Die Kantate lenkt unsern Blick noch einmal an die Krippe und stellt die Frage:
„Was aber bring ich wohl, du Himmelskönig?“
Sie antwortet: „Mein Herz, das ich in Demut zu Dir bringe.“ und führt aus: „Des Glaubens Gold, der Weihrauch des Gebets, die Myrrhen der Geduld sind meine Gaben.“
So können wir selbst zu Weisen werden, die an die Krippe treten.

„Mache dich auf! Werde licht!“

Das weiße Leuchten der Erscheinung des Herrn. Es macht unser Leben heller. Und leichter. Ziehen wir doch dieses Licht an wie einen Umhang. Und gehen damit hinaus vor die Tür und in die Welt!
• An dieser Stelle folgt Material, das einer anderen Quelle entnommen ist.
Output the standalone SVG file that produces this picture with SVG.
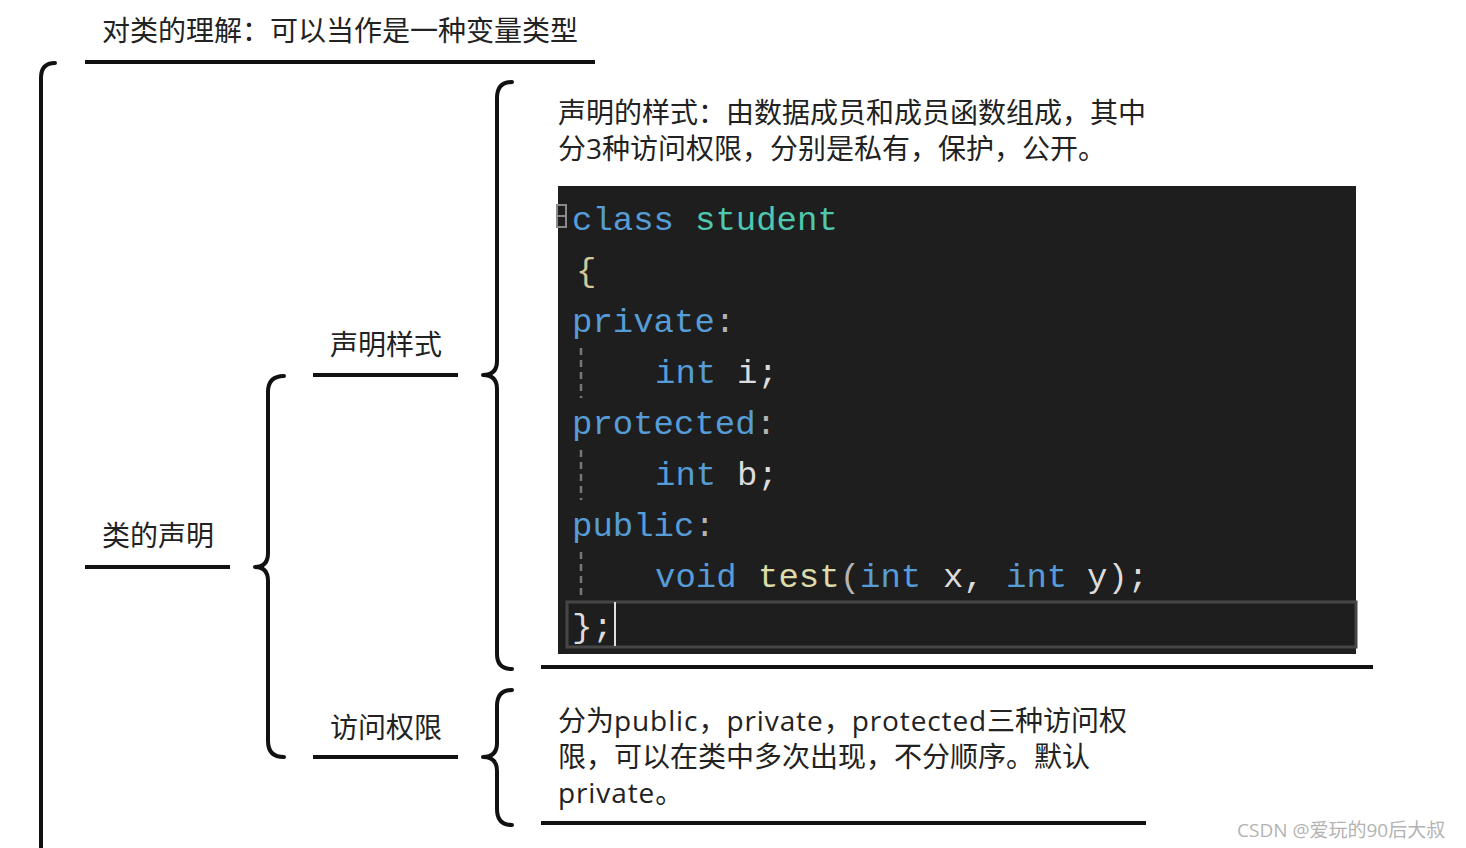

Wie ein weißer Mantel, der sich absetzt vom Schwarz, Anthrazit, Dunkel- und Steingrau da draußen. Ein Hingucker und ein Hinfühler. Ein Abglanz der Freude darüber, dass uns der Herr erschienen ist. Der Herr unser Gott – er ist da. Hier und jetzt. Werfen Sie sich diesen Mantel über und gehen Sie los. Und bitte nicht schonen! Nichts ist tötlicher als eine weiße Weste. Strapazieren wir unsern lichten Umhang, tragen wir ihn bei jeder Gelegenheit, so dass er mit der Zeit einen abgewetzten Saum, einen speckigen Kragen und schmuddelige Aufschläge bekommt. Gott will, dass wir leuchten. Er wird Gelegenheiten zur Genüge finden, dass unsere Kleider wieder strahlend wie der helle Morgen werden. Gott will, dass wir leuchten. Wir!, die wir in einer Viertelstunde hinausgehen auf den Thomaskirchhof.

Und der Friede Gottes, der höher ist als unsere Vernunft, bewahre unsere Herzen und unser Beginnen in Christo Jesu. Amen.